The East Courtroom is also the model for movie scenes in “Presumed Innocent.”
Eugene V. Debs, Socialist candidate for U. S. President in 1920, was convicted in this courtroom in 1918 under the Sedition Act for speaking against the First World War. Later, the courtroom held the civil trial of Governor Rhodes and Ohio National Guardsmen, following the deaths and maiming of students from Kent State University. U. S. District Judge William K. Thomas conducted those proceedings, and served in this courtroom for 25 distinguished years.

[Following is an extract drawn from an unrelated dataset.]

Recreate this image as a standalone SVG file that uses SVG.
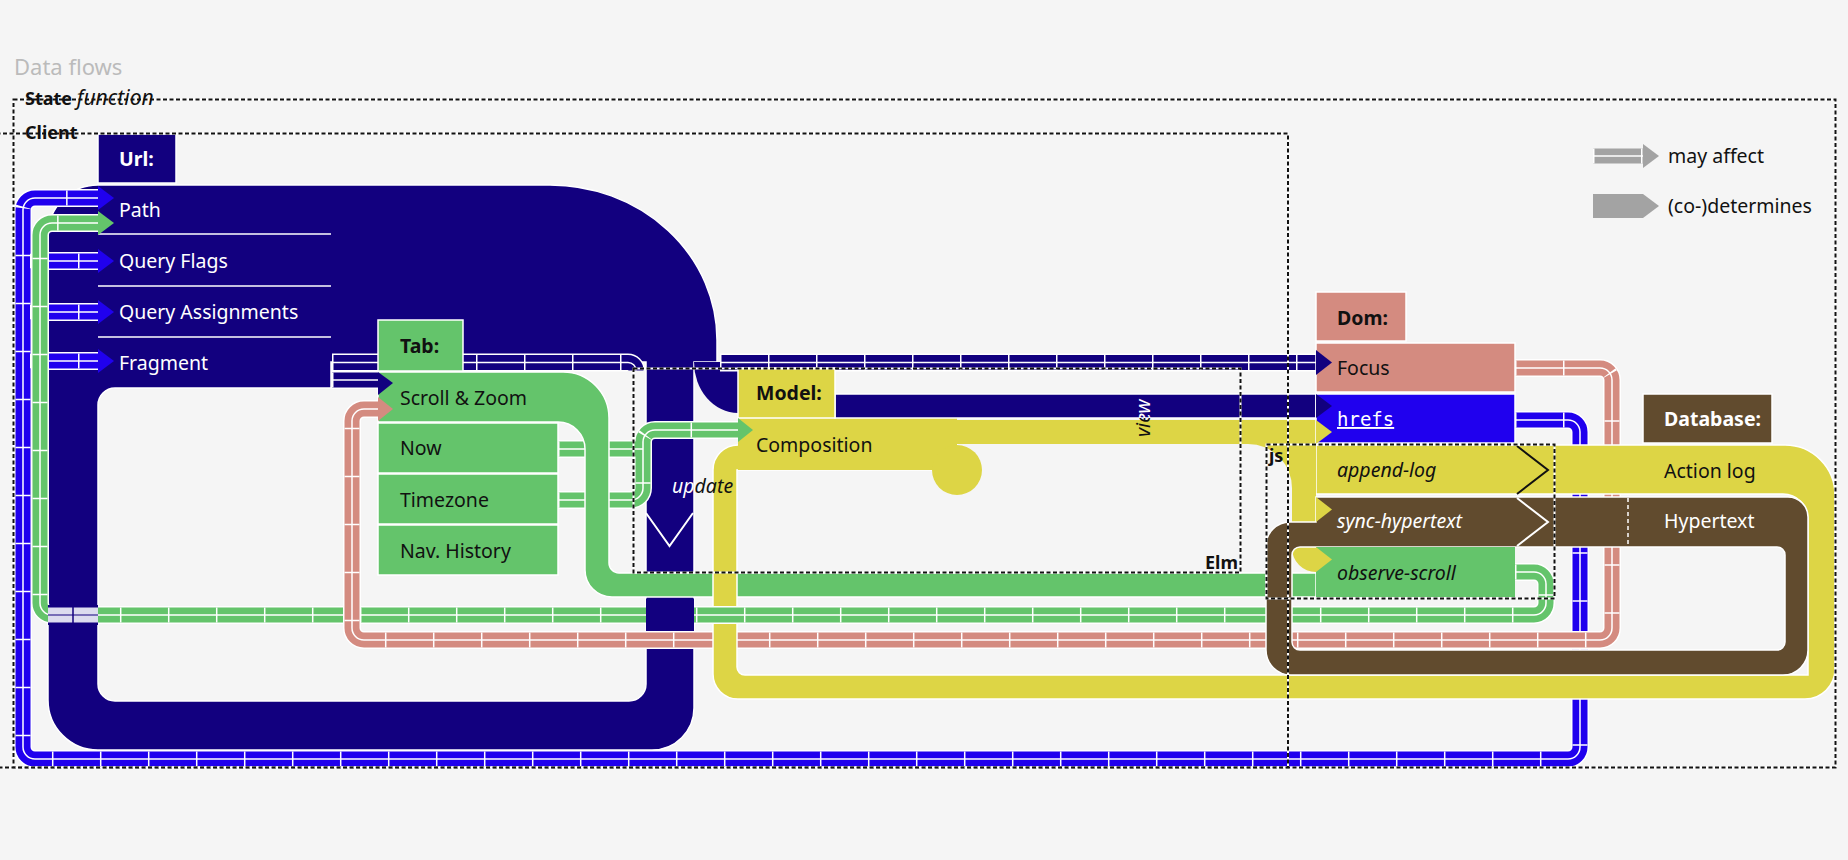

“The Law” has its own share of controversies. It portrays two angels surrounding the Ten Commandments, with Moses, Muhammed and Justinian looking on. This courtroom art has been cited by attorneys to support displaying the Ten Commandments in public courtrooms.*
The artist, Edwin Howland Blashfield, was born December 5, 1848, in New York City and studied in Paris before joining the National Academy of Design in New York, in 1888. His murals have adorned edifices such as the dome in the manufacturers building at the Chicago Exposition of 1893; the dome of the Congressional library, Washington; the state capitols of Iowa, Minnesota and Wisconsin; a Baltimore courthouse; an appellate courthouse in New York City; the grand ballroom of the Waldorf-Astoria hotel; the Lawyers Club; and the residences of W. K. Vanderbilt and Collis P. Huntington in New York.
*See Free Thought Society of Greater Philadephia v. Chester County, Case No. 02-1765, Third Circuit, United States Court of Appeals, brief of amicus curiae, American Center for Law and Justice.